このメリットは、企業にとってはCSV等と比べて着手しやすく、実効性の高い社会的インパクトの実現が可能になることです。たとえ大きな事業ではなくとも適正な数の生活者をロイヤルティ顧客化することができ、参画する生活者にとっては社会貢献の実感を得られやすいので、事業継続性、事業成長性ともに大いに期待できます。

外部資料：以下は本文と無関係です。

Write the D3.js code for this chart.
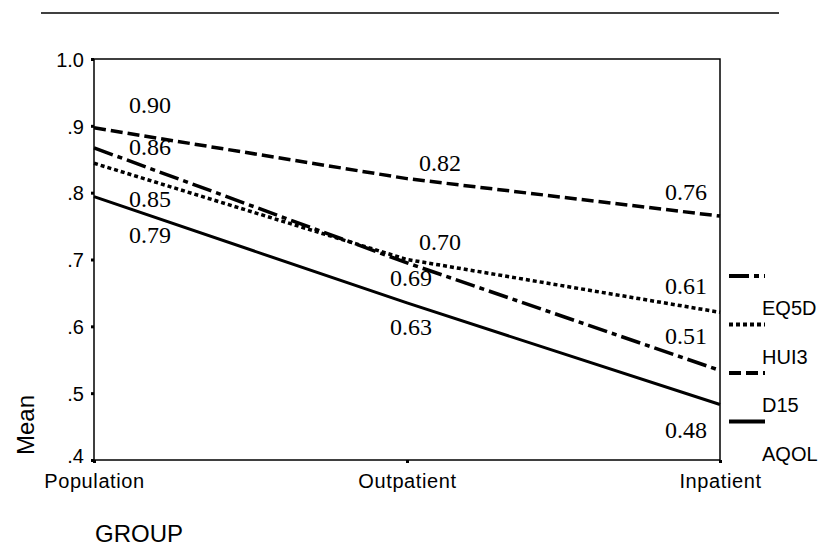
<!DOCTYPE html>
<html>
<head>
<meta charset="utf-8">
<script src="https://cdn.jsdelivr.net/npm/d3@7"></script>
<style>
  body { margin: 0; background: #fff; }
  text { fill: #000; }
</style>
</head>
<body>
<div id="chart"></div>
<script>
// categories and series means
const groups = ["Population", "Outpatient", "Inpatient"];
const seriesNames = ["EQ5D", "HUI3", "D15", "AQOL"];
const eq5d = [0.867, 0.695, 0.534];
const hui3 = [0.844, 0.700, 0.621];
const d15 = [0.897, 0.821, 0.765];
const aqol = [0.794, 0.635, 0.483];
const yTicks = [0.4, 0.5, 0.6, 0.7, 0.8, 0.9, 1.0];

// value labels typed on the chart (in group order)
const eq5dLabels = ["0.86", "0.69", "0.51"];
const hui3Labels = ["0.85", "0.70", "0.61"];
const d15Labels = ["0.90", "0.82", "0.76"];
const aqolLabels = ["0.79", "0.63", "0.48"];

const SANS = "Liberation Sans, Arial, sans-serif";
const SERIF = "'Liberation Serif', Tinos, 'Times New Roman', 'DejaVu Serif', serif";

let width = 825, height = 558;
let margin = {top: 59, right: 105, bottom: 98, left: 94};
let innerW = width - margin.left - margin.right;
let innerH = height - margin.top - margin.bottom;

let svg = d3.select("#chart").append("svg")
    .attr("width", width)
    .attr("height", height);

// rule across the top of the page
svg.append("line")
    .attr("x1", 41).attr("x2", 779)
    .attr("y1", 13).attr("y2", 13)
    .style("stroke", "#000")
    .style("stroke-width", 1.5);

let g = svg.append("g")
    .attr("transform", "translate(" + margin.left + "," + margin.top + ")");

let x = d3.scalePoint().domain(groups).range([0, innerW]);
let y = d3.scaleLinear().domain([0.4, 1.0]).range([innerH, 0]);

// line styles per series
const styles = {
    EQ5D: {dash: "20,5,5,5", width: 3.5},
    HUI3: {dash: "4,3", width: 3.5},
    D15: {dash: "12,5", width: 3.5},
    AQOL: {dash: null, width: 3}
};
const values = {EQ5D: eq5d, HUI3: hui3, D15: d15, AQOL: aqol};
const labels = {EQ5D: eq5dLabels, HUI3: hui3Labels, D15: d15Labels, AQOL: aqolLabels};

// frame
g.append("rect")
    .attr("width", innerW)
    .attr("height", innerH)
    .style("fill", "none")
    .style("stroke", "#000")
    .style("stroke-width", 1.5);

// y axis
let yAxis = g.append("g")
    .call(d3.axisLeft(y).tickValues(yTicks).tickSize(3)
        .tickFormat(d => d === 1 ? "1.0" : d3.format(".1f")(d).replace(/^0/, "")))
    .attr("font-family", SANS)
    .attr("font-size", 20);
yAxis.select(".domain").remove();
yAxis.selectAll(".tick line").style("stroke", "#000").style("stroke-width", 3);
yAxis.selectAll(".tick text")
    .attr("x", -10)
    .attr("dy", d => d === 0.4 ? "0.1em" : "0.36em");

// x axis
let xAxis = g.append("g")
    .attr("transform", "translate(0," + innerH + ")")
    .call(d3.axisBottom(x).tickSize(3))
    .attr("font-family", SANS)
    .attr("font-size", 20);
xAxis.select(".domain").remove();
xAxis.selectAll(".tick line").style("stroke", "#000").style("stroke-width", 3);
xAxis.selectAll(".tick text")
    .attr("y", 10)
    .attr("dy", "0.9em")
    .style("letter-spacing", "0.6px");

// axis titles
svg.append("text")
    .attr("transform", "translate(34,425) rotate(-90)")
    .attr("text-anchor", "middle")
    .attr("font-family", SANS)
    .attr("font-size", 24)
    .text("Mean");

svg.append("text")
    .attr("x", 95)
    .attr("y", 542)
    .attr("font-family", SANS)
    .attr("font-size", 24)
    .text("GROUP");

// lines, drawn back to front
let line = d3.line()
    .x((d, i) => x(groups[i]))
    .y(d => y(d));

["D15", "HUI3", "EQ5D", "AQOL"].forEach(function(name) {
    g.append("path")
        .datum(values[name])
        .attr("d", line)
        .style("fill", "none")
        .style("stroke", "#000")
        .style("stroke-width", styles[name].width)
        .style("stroke-dasharray", styles[name].dash);
});

// where each typed value label sits: data-space baseline and a pixel nudge
const labelSpots = {
    D15:  [{at: 0.919, dx: 56}, {at: 0.832, dx: 33}, {at: 0.789, dx: -34}],
    EQ5D: [{at: 0.856, dx: 56}, {at: 0.660, dx: 4},  {at: 0.573, dx: -34}],
    HUI3: [{at: 0.778, dx: 56}, {at: 0.714, dx: 33}, {at: 0.648, dx: -34}],
    AQOL: [{at: 0.725, dx: 56}, {at: 0.587, dx: 4},  {at: 0.433, dx: -34}]
};

seriesNames.forEach(function(name) {
    labels[name].forEach(function(txt, i) {
        let spot = labelSpots[name][i];
        g.append("text")
            .attr("x", x(groups[i]) + spot.dx)
            .attr("y", y(spot.at))
            .attr("text-anchor", "middle")
            .attr("font-family", SERIF)
            .attr("font-size", 24)
            .text(txt);
    });
});

// legend: symbols with the names set a little below each one
let legend = svg.append("g")
    .attr("transform", "translate(729,276)");

seriesNames.forEach(function(name, i) {
    let row = legend.append("g")
        .attr("transform", "translate(0," + (i * 48.5) + ")");
    row.append("line")
        .attr("x1", 0).attr("x2", 36)
        .style("stroke", "#000")
        .style("stroke-width", 4)
        .style("stroke-dasharray", styles[name].dash);
    row.append("text")
        .attr("x", 33)
        .attr("y", 39)
        .attr("font-family", SANS)
        .attr("font-size", 20)
        .text(name);
});
</script>
</body>
</html>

Tips 自社の施策とNPOなどの施策を融合させることで、効率的な顧客獲得が可能に
寄付市場と連動し、SNSを使ったマーケティング
それでは一例として、ある架空の企業A社が、自社の登録商標である絶滅危惧種の野生動物(例:黒サイ)保護をスローガンに、保護活動をするNPO法人“B”と連携して本格的な現地調査をするという活動(以下キャンペーン)を想定し、アプリやSNSを使って手軽にできる施策を見てみましょう。
クリック基金
たとえば当該NPO法人“B”が黒サイ保護への寄付を呼びかけるサイト上に「ココをクリック」などのボタンを設置。生活者がそこをクリックしてA社のCMや動画、画像を視聴するたびに、A社は1クリックあたり1円〜10円など予め決めた金額を寄付し、“B”の活動を支援するというものです。生活者本人の費用負担なく寄付ができるので多くのアクセスを獲得することが見込めます。この場合、A社は寄付金を払うという貢献がはっきりしているので、A社は商品訴求だけをする広告枠的な使い方もできます。
ツイッター寄付
同様にA社や“B”のサイト等で、生活者に特定のハッシュタグ(例えば「#黒サイを救おう」)拡散を呼びかけるツイート(投稿)し、さらにその投稿に対するリツイートを呼びかけます。そして、その拡散の件数に応じてA社が寄付金を負担します。
この施策のメリットは、例えばA社の企業名をインパクトある形で生活者に認知してもらうことができること、またA社のツイッターと連動することでA社のSNSマーケティング全体の底上げ効果などが考えられます。
ただしツイートのハッシュタグは例えば「#黒サイを救おう」といったキャンペーンに関するものが望ましく、A社ブランドや製品名のツイートでは、狙った効果は期待できないでしょう。
facebookいいね!寄付
これも同様にNPOやA社のFacebookの当該記事に対する「いいね!」の数に応じてA社が寄付をするというもので、インパクトのある認知拡大が見込まれます。 ただしFB自体はA社の継続的な施策であることが多いので、対象期間を限定する、または対象記事を絞り込むなど、丁寧な設計が必要です。それによってA社のFacebookフォロワー獲得への導線として設計するのが効果的といえます。
アンケート募金
クリック基金の拡大版といえる方法で、生活者がクリックの代わりに2、3問のアンケートに答えてもらうことでA社からの寄付が行われるというものです。例えば「野生動物保護」キャンペーンであれば、保護活動についてのより深い理解を求める方法として使われます。
A社の行っている保護活動に関する設問等もできるので、生活者からA社への強い共感とロイヤルティを獲得することも期待できます。
まとめ
日本においては、ふるさと納税の躍進が寄付市場のマーケティング的価値を高めました。「意志を持った消費」という新たな生活者の姿と言えます。
一方企業はかねてより様々な形で、社会の中での存在意義を問われてきた歴史があり、寄付市場と連動したマーケティングはその歴史上に出現した、と言えます。企業の社会活動は自社のマーケティングとNPO等の施策を融合させることで、より効率的な社会的インパクトの実現と顧客獲得を可能にしてきています。クリック基金やアンケート募金など、企業が生活者の意識に呼応しながら寄付を進める方法も次々と開発されています。
大きな目で見れば、個人・企業を問わず社会全体が、社会への貢献を単なる自己犠牲として捉えるのでなく、より有効で意味のあるものにしていこうという潮流が見て取れる、と言え、その意味で寄付市場は将来に向けても進化・拡張していきそうです。